Business interests were largely successful in stopping bills they labeled as antibusiness in the recently concluded legislative session. They were less successful in getting “business-friendly” bills through, however.

Of the 42 bills the California Chamber of Commerce targeted as “job killers,” only 11 have made it to Gov. Arnold Schwarzenegger’s desk for his signature or – more likely – his veto. Twenty-seven bills never made it out of the Legislature; they either stalled in committee or died on the floor of the Senate or Assembly. The remaining four bills could be considered in a special session to address state budget issues.

“There was a slight sigh of relief from business stakeholders in the fact that fewer job-killer bills made it out of the Legislature,” said John Kabateck, executive director of the California chapter of the National Federation of Independent Business.

Job-killer bills that fell by the wayside include one that would have substantially increased penalties for environmental, safety and wage violations. Another bill would have gutted the state’s enterprise zone tax incentive program.

But Kabateck said there were a few “doozies” that did make it through. Among the job killers on Schwarzenegger’s desk are bills that would restrict employers’ ability to use credit reports in hiring decisions. Another would require incentive programs for employers to expire within seven years.

In past years, Schwarzenegger has vetoed more than 90 percent of job-killer bills landing on his desk.

Meanwhile, of the 18 bills that the California chamber labeled as “job creators,” only four cleared the Legislature; the governor has until Sept. 30 to sign or veto them.

Malibu Anti-Septic

Citing concerns about the impact on businesses and property owners, the city of Malibu plans to ask the state water quality board to order modifications to a Los Angeles water board rule that bans septic tanks throughout the central business and civic district.

The Los Angeles Regional Water Quality Control Board passed the ban in November, citing studies that showed septic tank discharges were flowing into the ocean. All new septic tanks are banned in the Malibu Civic Center area. The ban states existing commercial septic tanks must be shut down by the end of 2015 and existing residential tanks by the end of 2019. In all, about 550 residences and businesses are subject to the ban.

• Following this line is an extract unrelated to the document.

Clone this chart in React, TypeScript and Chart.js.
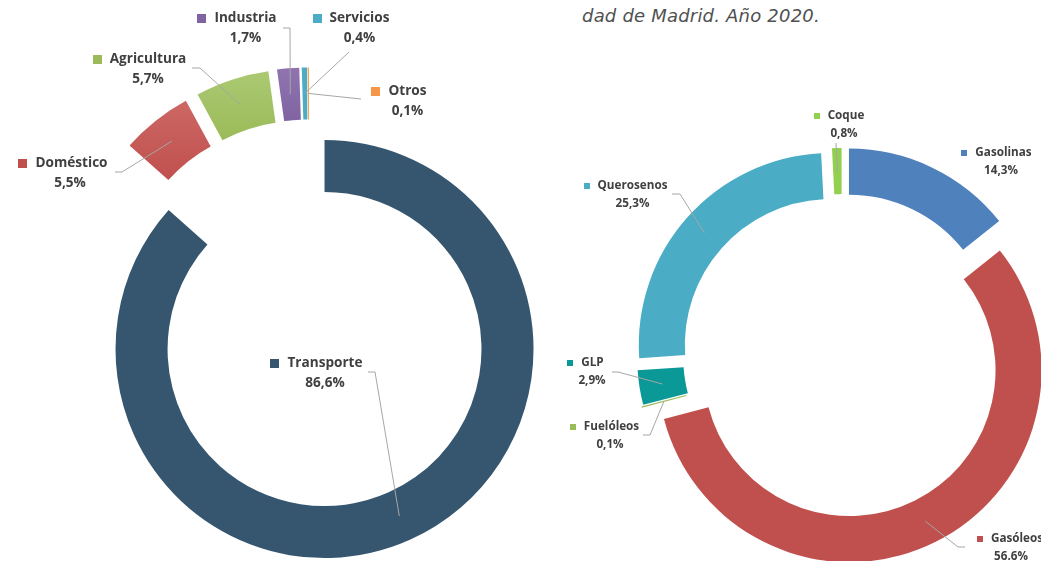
import React, { useEffect, useRef } from "react";
import { Chart, registerables } from "chart.js";
Chart.register(...registerables);

// ---------- data ----------
const leftCategories = ["Transporte", "Doméstico", "Agricultura", "Industria", "Servicios", "Otros"];
const leftValues = [86.6, 5.5, 5.7, 1.7, 0.4, 0.1];

const rightCategories = ["Gasolinas", "Gasóleos", "Fuelóleos", "GLP", "Querosenos", "Coque"];
const rightValues = [14.3, 56.6, 0.1, 2.9, 25.3, 0.8];

const captionText = "dad de Madrid. Año 2020.";

// ---------- styles ----------
const W = 1041;
const H = 561;

const leftColors = ["#36566f", "#c0504d", "#9bbb59", "#8064a2", "#4bacc6", "#f79646"];
const leftTopColors = [null, "#cc6865", "#abc972", "#8f74b0", null, null];
const rightColors = ["#4f81bd", "#c0504d", "#9bbb59", "#0a9996", "#4bacc6", "#92d050"];
const rightTopColors = [null, null, null, null, null, null];

type LabelLayout = { cx: number; cy: number; px?: number; lead?: number[][]; sep?: string };

const leftLabelLayout: LabelLayout[] = [
  { cx: 325, cy: 363, lead: [[368, 372], [375, 372]] },
  { cx: 71.5, cy: 163, px: 70, lead: [[115, 172], [122, 172]] },
  { cx: 148, cy: 59, lead: [[192, 68], [200, 68]] },
  { cx: 245.5, cy: 18, lead: [[283, 28], [290, 28]] },
  { cx: 359.5, cy: 18, lead: [[349, 52]] },
  { cx: 407.5, cy: 91, lead: [[361, 99]] },
];

const rightLabelLayout: LabelLayout[] = [
  { cx: 1003.5, cy: 153, px: 1001 },
  { cx: 1017, cy: 539, px: 1011, sep: ".", lead: [[965, 547], [958, 547]] },
  { cx: 611.5, cy: 427, px: 610, lead: [[643, 435], [650, 435]] },
  { cx: 592.5, cy: 363, px: 592, lead: [[612, 372], [618, 372]] },
  { cx: 632.5, cy: 186, lead: [[672, 194], [680, 194]] },
  { cx: 846, cy: 116, px: 844, lead: [[836, 143]] },
];

const leftExplode = [38, 38, 38, 38, 38, 38];
const rightExplode = [16, 17, 15, 13, 15, 15];

type LabelStyle = { font: string; lineGap: number; square: number; squareGap: number };
const leftLabelStyle: LabelStyle = { font: "bold 13.6px 'Open Sans'", lineGap: 20, square: 9, squareGap: 8 };
const rightLabelStyle: LabelStyle = { font: "bold 11.7px 'Open Sans'", lineGap: 18, square: 6, squareGap: 8 };

function makeExplodePlugin(amounts: number[], topColors: (string | null)[]) {
  return {
    id: "explodeSlices",
    afterDatasetUpdate(chart: any, args: any) {
      const arcs = args.meta.data;
      const ctx: CanvasRenderingContext2D = chart.ctx;
      arcs.forEach((arc: any, i: number) => {
        const e = amounts[i] || 0;
        const mid = (arc.startAngle + arc.endAngle) / 2;
        arc.x += Math.cos(mid) * e;
        arc.y += Math.sin(mid) * e;
        const top = topColors[i];
        if (top && arc.options) {
          const ys: number[] = [];
          [arc.startAngle, arc.endAngle, mid].forEach((a: number) => {
            ys.push(arc.y + Math.sin(a) * arc.outerRadius);
            ys.push(arc.y + Math.sin(a) * arc.innerRadius);
          });
          const y0 = Math.min(...ys);
          const y1 = Math.max(...ys);
          const g = ctx.createLinearGradient(0, y0, 0, y1);
          g.addColorStop(0, top);
          g.addColorStop(1, arc.options.backgroundColor);
          try {
            arc.options = Object.assign({}, arc.options, { backgroundColor: g });
          } catch (err) {
            /* keep solid */
          }
        }
      });
    },
  };
}

function makeLabelPlugin(layout: LabelLayout[], style: LabelStyle, colors: string[]) {
  return {
    id: "sliceLabels",
    afterDatasetsDraw(chart: any) {
      const ctx: CanvasRenderingContext2D = chart.ctx;
      const meta = chart.getDatasetMeta(0);
      const names: string[] = chart.data.labels;
      const values: number[] = chart.data.datasets[0].data;
      ctx.save();
      ctx.strokeStyle = "#a6a6a6";
      ctx.lineWidth = 1;
      layout.forEach((l, i) => {
        if (!l.lead) return;
        const p = meta.data[i].getCenterPoint();
        ctx.beginPath();
        ctx.moveTo(l.lead[0][0], l.lead[0][1]);
        for (let k = 1; k < l.lead.length; k++) ctx.lineTo(l.lead[k][0], l.lead[k][1]);
        ctx.lineTo(p.x, p.y);
        ctx.stroke();
      });
      ctx.font = style.font;
      ctx.textBaseline = "middle";
      layout.forEach((l, i) => {
        const name = names[i];
        const pct = values[i].toFixed(1).replace(".", l.sep ?? ",") + "%";
        const w = ctx.measureText(name).width;
        const left = l.cx - w / 2;
        ctx.fillStyle = colors[i];
        ctx.fillRect(
          Math.round(left - style.squareGap - style.square),
          Math.round(l.cy - style.square / 2),
          style.square,
          style.square
        );
        ctx.fillStyle = "#404040";
        ctx.textAlign = "left";
        ctx.fillText(name, left, l.cy);
        ctx.textAlign = "center";
        ctx.fillText(pct, l.px ?? l.cx, l.cy + style.lineGap);
      });
      ctx.restore();
    },
  };
}

function makeChart(
  canvas: HTMLCanvasElement,
  labels: string[],
  values: number[],
  colors: string[],
  topColors: (string | null)[],
  center: [number, number],
  half: number,
  radius: number,
  cutout: string,
  explode: number[],
  layout: LabelLayout[],
  style: LabelStyle
) {
  return new Chart(canvas, {
    type: "doughnut",
    data: {
      labels,
      datasets: [
        {
          data: values,
          backgroundColor: colors,
          borderWidth: 0,
        },
      ],
    },
    options: {
      animation: false,
      responsive: false,
      maintainAspectRatio: false,
      events: [],
      radius,
      cutout,
      layout: {
        padding: {
          left: center[0] - half,
          right: W - (center[0] + half),
          top: center[1] - half,
          bottom: H - (center[1] + half),
        },
      },
      plugins: {
        legend: { display: false },
        tooltip: { enabled: false },
        title: { display: false },
      },
    } as any,
    plugins: [makeExplodePlugin(explode, topColors), makeLabelPlugin(layout, style, colors)],
  });
}

export default function App() {
  const leftRef = useRef<HTMLCanvasElement>(null);
  const rightRef = useRef<HTMLCanvasElement>(null);

  useEffect(() => {
    if (!leftRef.current || !rightRef.current) return;
    const c1 = makeChart(
      leftRef.current,
      leftCategories,
      leftValues,
      leftColors,
      leftTopColors,
      [309, 314.4],
      240,
      209,
      "75.1%",
      leftExplode,
      leftLabelLayout,
      leftLabelStyle
    );
    const c2 = makeChart(
      rightRef.current,
      rightCategories,
      rightValues,
      rightColors,
      rightTopColors,
      [842, 355],
      195,
      192,
      "76%",
      rightExplode,
      rightLabelLayout,
      rightLabelStyle
    );
    return () => {
      c1.destroy();
      c2.destroy();
    };
  }, []);

  const canvasStyle: React.CSSProperties = {
    position: "absolute",
    left: 0,
    top: 0,
    width: W,
    height: H,
  };

  return (
    <div
      style={{
        position: "absolute",
        left: 0,
        top: 0,
        width: W,
        height: H,
        overflow: "hidden",
        background: "#ffffff",
      }}
    >
      <div
        style={{
          position: "absolute",
          left: 582,
          top: 3,
          fontFamily: "'DejaVu Sans', sans-serif",
          fontStyle: "italic",
          fontSize: 18,
          letterSpacing: "0.2px",
          lineHeight: "26px",
          color: "#505050",
          whiteSpace: "nowrap",
        }}
      >
        {captionText}
      </div>
      <canvas ref={leftRef} width={W} height={H} style={canvasStyle} />
      <canvas ref={rightRef} width={W} height={H} style={canvasStyle} />
    </div>
  );
}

A sewage treatment system that would replace the septic tanks is projected to cost at least $50 million. To pay for the system, businesses could be taxed between $7,000 and $20,000 per month.

Business leaders and property owners objected, saying the city needs more time to build the treatment system. Also, ban opponents said septic tanks should only be prohibited near Malibu Creek instead of the broader Civic Center area.

The city is proposing to remove high-volume septic tanks closest to Malibu Creek. Also, the city’s proposal would extend the time lines for the rest of the Civic Center area to be hooked up to a new sewage treatment system.

City officials said their plan would garner more community support, while the regional water board’s ban would generate legal opposition that would stall any efforts to improve the water quality.

“The Regional Board’s proposed prohibition zone will lead to continued conflict that will stall progress to accomplish the clean water goals that we all share,” Malibu Mayor Jefferson Wagner said in a statement.

The state water board is scheduled to take up the city’s request and proposal at its Sept. 21 meeting in Sacramento.

Development Targets

State and local government agencies are battling over greenhouse gas reduction targets for new development. The state wants steep cutbacks in greenhouse gases for new projects, and the Southern California Association of Governments wants the cutbacks to be less stringent.

Builders, not surprisingly, are backing the association.

The tussle is the result of SB 375, a state law enacted two years ago to reduce greenhouse gas emissions from future development projects. The law is designed to encourage so-called “smart growth” developments that allow residents to walk to shops or use mass transit.

Last month, California Air Resources Board staff proposed that greenhouse gas emissions from development projects be reduced 8 percent from current per capita levels by 2020 and 13 percent by 2035. The per capita figure applies to the number of residents that each new development would add to the population.

But the Southern California Association proposed a 6 percent per capita reduction in emissions by 2020 and 8 percent by 2035.

“We hope that SCAG’s action will be seriously considered by CARB later this month and factored into their final targets,” said Holly Schroeder, chief executive of the L.A.-Ventura chapter of the Building Industry Association.

The air board will consider the proposals at its Sept. 23 meeting in Sacramento.